Minimizing Functions of Age of Incorrect Information for Remote Estimation
Ismail Cosandal, Sennur Ulukus, Nail Akar
TL;DR
This work tackles remote estimation with a general AoII-based cost by modeling a push-based, threshold-driven transmission policy as a discrete-time semi-Markov decision process. It introduces dual-regime absorbing Markov chains (DR-AMC) and dual-regime phase-type (DR-PH) distributions to accurately characterize the time-to-absorption and AoII evolution under a policy, enabling closed-form or efficiently computable expressions for SMDP parameters. The authors derive explicit parameter calculations for polynomial AoII penalties, implement a policy-iteration solution, and demonstrate that the resulting multi-threshold policy significantly outperforms benchmarks and matches exhaustive-search optimality.

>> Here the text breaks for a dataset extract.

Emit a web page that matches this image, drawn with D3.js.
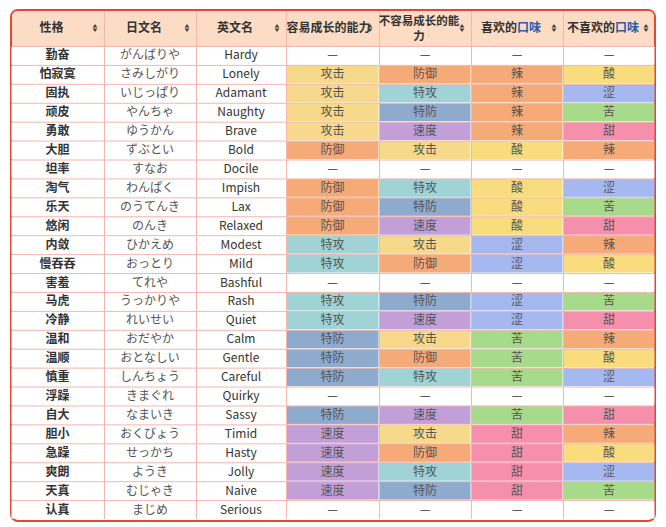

The framework provides a scalable and flexible approach to optimizing AoII-costs with arbitrary penalties in remote estimation systems.
Abstract
The age of incorrect information (AoII) process which keeps track of the time since the source and monitor processes are in sync, has been extensively used in remote estimation problems. In this paper, we consider a push-based remote estimation system with a discrete-time Markov chain (DTMC) information source transmitting status update packets towards the monitor once the AoII process exceeds a certain estimation-based threshold. In this paper, the time average of an arbitrary function of AoII is taken as the AoII cost, as opposed to using the average AoII as the mismatch metric, whereas this function is also allowed to depend on the estimation value. In this very general setting, our goal is to minimize a weighted sum of AoII and transmission costs. For this purpose, we formulate a discrete-time semi-Markov decision process (SMDP) regarding the multi-threshold status update policy. We propose a novel tool in discrete-time called 'dual-regime absorbing Markov chain' (DR-AMC) and its corresponding absorption time distribution named as 'dual-regime phase-type' (DR-PH) distribution, to obtain the characterizing parameters of the SMDP, which allows us to obtain the distribution of the AoII process for a given policy, and hence the average of any function of AoII. The proposed method is validated with numerical results by which we compare our proposed method against other policies obtained by exhaustive-search, and also various benchmark policies.